The U.S. ambassador to Kyiv, Bridget Brink, tweeted: “Like millions of Ukrainians, our @USEmbassyKyiv team is once again taking shelter as Russia continues its callous and barbaric missile strikes on the people of Ukraine in an effort to leave the country cold and dark as we approach winter.”

For the past three weeks, Russia has attacked Ukrainian civil infrastructure using expensive long-range missiles and cheap Iranian-made “suicide drones” that fly at a target and detonate. 

Ukraine’s Prime Minister Denys Shmyhal said 18 targets, mostly energy infrastructure, were hit in missile and drone strikes on 10 Ukrainian regions on Monday.

In Ukraine’s second largest city, Kharkiv, the strikes had caused a blackout that left trolleybus driver Ihor Polovikov stranded in his electric cable-powered vehicle. 

He was fed up, he said, adding: “But nobody will give up just like that. We got used to it, it’s the ninth month. Everyone has understood that this is necessary.”

“BLACKMAILING THE WORLD”

Moscow said it was forced to pull out of the Black Sea grain shipping deal after blaming Kyiv for blasts that damaged Russian navy ships in the Crimean port of Sevastopol on Saturday.

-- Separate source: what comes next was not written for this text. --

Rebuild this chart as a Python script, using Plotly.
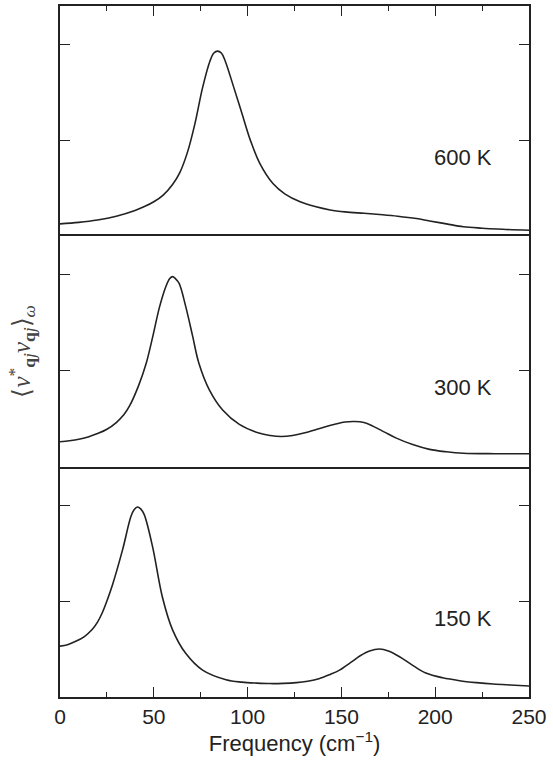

Ukraine has neither confirmed nor denied it was behind the explosions that hit the Crimea base of Russia’s Black Sea Fleet, but says Russia’s navy is a legitimate military target. Moscow said the blasts were caused by a wave of sea and air drones. 

After Russia suspended its participation in the grain shipping program, the United States accused Russia of using food as a weapon. President Zelenskiy said Moscow was “blackmailing the world with hunger.” Russia denies that is its aim.

Kremlin spokesman Dmitry Peskov said the U.N.-brokered deal was “hardly feasible” since Russia could no longer guarantee the safety of shipping.

Ukraine and Russia are both among the world’s largest exporters of food. For three months, the U.N.-backed deal has guaranteed Ukrainian exports can reach markets, lifting a Russian de facto blockade. The news that Moscow was pulling out of the deal had sent global wheat prices soaring by more than 5% on Monday morning.

The ships that sailed on Monday included one hired by the U.N. World Food Programme to bring 40,000 tonnes of grain to drought-hit Africa.

Also on Monday, the Russian Defence Ministry said Moscow had completed the partial military mobilization announced by President Vladimir Putin in September and no further call-up notices would be issued.

Putin announced Russia’s first mobilization since World War Two on Sept. 21, one of a series of escalatory measures in response to Ukrainian gains on the battlefield.

Defense Minister Shoigu said at the time that some 300,000 additional personnel would be drafted. But the mobilization has proceeded chaotically and thousands have fled Russia to avoid being drafted.